How To Win Custody Of A Corporation
Wednesday, September 27, 2017

In family law, the fights are often over who gets custody of the kids, the pets and the house.  Shareholders battle over many things, but you don’t often hear of custody fights in the corporate context.  Is it even possible to win custody of a corporation?  In Nevada, the answer is yes.

NRS 78.347 allows any stockholder to apply to the district court to appoint one or more persons to be custodians of the corporation.  There are two grounds for such the appointment of a custodian:

  • The business of the corporation is suffering or is threatened with irreparable injury because the directors are so divided respecting the management of the affairs of the corporation that a required vote for action by the board of directors cannot be obtained and the stockholders are unable to terminate this division; or

  • The corporation has abandoned its business and has failed within a reasonable time to take steps to dissolve, liquidate or distribute its assets in accordance with Chapter 78 of Nevada Revised Statutes.

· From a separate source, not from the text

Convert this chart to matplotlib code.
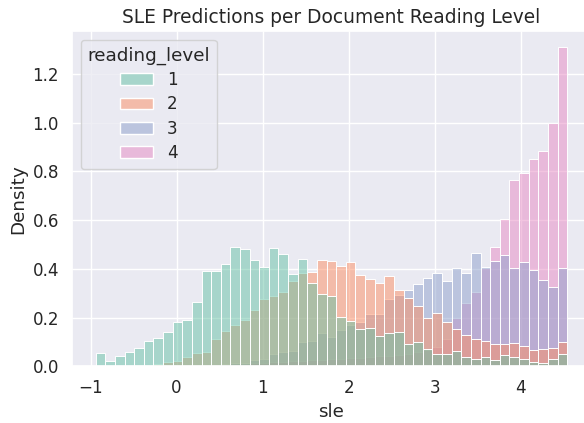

An applicant for custodianship (who may or may not be the stockholder) must supply detailed information to the court, including disclosures regarding regulatory misdeeds.  NRS 78.347(2).  The district court must order any applicant awarded custodianship to take a number of actions, including the giving of notice of a shareholders within a “reasonable time” after an application for custodianship has been granted.  NRS 78.347(3).  A custodian has all the powers and title of a trustee appointed under NRS 78.590, 78.635 and 78.650, but the authority of the custodian is to continue the business of the corporation and not to liquidate its affairs or distribute its assets, except when the district court so orders and except when corporation has abandoned its business and has failed within a reasonable time to take steps to dissolve, liquidate or distribute its assets.  NRS 78.347(6).

Do courts ever appoint custodians?  U.S. District Court Judge Jennifer A. Dorsey recently did so in Souza v. Elevate, Inc., U.S. Dist. Ct. D-Nev. Case No. 2:17-cv-001924 (Sept. 19, 2017).